### RAW DATA

>> begin

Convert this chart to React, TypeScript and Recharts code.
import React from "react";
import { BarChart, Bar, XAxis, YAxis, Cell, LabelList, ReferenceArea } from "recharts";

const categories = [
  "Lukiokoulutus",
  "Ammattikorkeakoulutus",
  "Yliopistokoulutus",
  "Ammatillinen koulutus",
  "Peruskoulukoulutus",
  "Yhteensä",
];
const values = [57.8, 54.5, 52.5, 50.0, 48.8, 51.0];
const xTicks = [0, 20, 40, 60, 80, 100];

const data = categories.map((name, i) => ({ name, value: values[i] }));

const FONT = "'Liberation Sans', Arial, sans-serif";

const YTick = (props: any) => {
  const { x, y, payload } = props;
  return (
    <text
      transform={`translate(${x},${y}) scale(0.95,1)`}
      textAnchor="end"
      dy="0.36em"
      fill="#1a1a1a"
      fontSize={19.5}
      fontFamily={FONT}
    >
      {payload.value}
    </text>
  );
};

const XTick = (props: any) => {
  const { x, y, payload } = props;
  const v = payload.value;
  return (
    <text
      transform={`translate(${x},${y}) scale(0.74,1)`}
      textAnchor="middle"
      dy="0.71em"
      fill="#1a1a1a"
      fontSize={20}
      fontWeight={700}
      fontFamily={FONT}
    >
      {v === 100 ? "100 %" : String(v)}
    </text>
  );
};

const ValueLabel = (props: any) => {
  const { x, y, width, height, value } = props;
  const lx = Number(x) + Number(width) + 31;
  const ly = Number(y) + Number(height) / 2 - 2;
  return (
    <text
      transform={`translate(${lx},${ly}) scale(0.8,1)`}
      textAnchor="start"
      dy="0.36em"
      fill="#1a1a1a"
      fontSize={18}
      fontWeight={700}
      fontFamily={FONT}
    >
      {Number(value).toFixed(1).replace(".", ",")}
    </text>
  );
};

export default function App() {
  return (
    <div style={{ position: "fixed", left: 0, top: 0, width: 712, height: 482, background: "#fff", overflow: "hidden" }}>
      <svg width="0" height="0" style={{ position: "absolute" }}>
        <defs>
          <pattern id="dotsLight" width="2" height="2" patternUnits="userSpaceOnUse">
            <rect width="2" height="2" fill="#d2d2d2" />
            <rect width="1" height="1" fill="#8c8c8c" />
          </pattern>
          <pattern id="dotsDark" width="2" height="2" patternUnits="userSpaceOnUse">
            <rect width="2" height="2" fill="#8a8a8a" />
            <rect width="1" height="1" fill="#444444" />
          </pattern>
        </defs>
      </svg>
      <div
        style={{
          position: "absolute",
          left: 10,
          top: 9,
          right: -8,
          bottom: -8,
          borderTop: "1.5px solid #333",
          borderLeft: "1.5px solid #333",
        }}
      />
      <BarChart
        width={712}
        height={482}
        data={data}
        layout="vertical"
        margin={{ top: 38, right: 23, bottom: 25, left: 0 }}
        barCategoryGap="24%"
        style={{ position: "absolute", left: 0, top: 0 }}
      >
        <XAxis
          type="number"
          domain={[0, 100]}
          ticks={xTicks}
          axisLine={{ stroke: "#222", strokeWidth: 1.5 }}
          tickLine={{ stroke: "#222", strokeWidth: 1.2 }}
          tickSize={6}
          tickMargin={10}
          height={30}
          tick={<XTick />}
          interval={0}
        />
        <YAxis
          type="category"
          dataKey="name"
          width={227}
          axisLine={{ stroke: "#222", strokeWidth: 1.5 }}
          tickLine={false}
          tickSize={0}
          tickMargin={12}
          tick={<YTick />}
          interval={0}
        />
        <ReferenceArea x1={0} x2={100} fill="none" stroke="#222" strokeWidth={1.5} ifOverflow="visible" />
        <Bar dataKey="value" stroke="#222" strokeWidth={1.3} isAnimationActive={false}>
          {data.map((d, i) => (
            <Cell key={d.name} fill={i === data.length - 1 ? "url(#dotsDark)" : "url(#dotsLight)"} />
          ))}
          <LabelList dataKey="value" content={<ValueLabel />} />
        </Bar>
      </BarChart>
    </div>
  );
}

>> end

Return a word-for-word copy of the lines from the beginning of the listing to the line holding "const xTicks = [0, 20, 40, 60, 80, 100];", both kept.

### OUTPUT OF THE TASK
Convert this chart to React, TypeScript and Recharts code.
import React from "react";
import { BarChart, Bar, XAxis, YAxis, Cell, LabelList, ReferenceArea } from "recharts";

const categories = [
  "Lukiokoulutus",
  "Ammattikorkeakoulutus",
  "Yliopistokoulutus",
  "Ammatillinen koulutus",
  "Peruskoulukoulutus",
  "Yhteensä",
];
const values = [57.8, 54.5, 52.5, 50.0, 48.8, 51.0];
const xTicks = [0, 20, 40, 60, 80, 100];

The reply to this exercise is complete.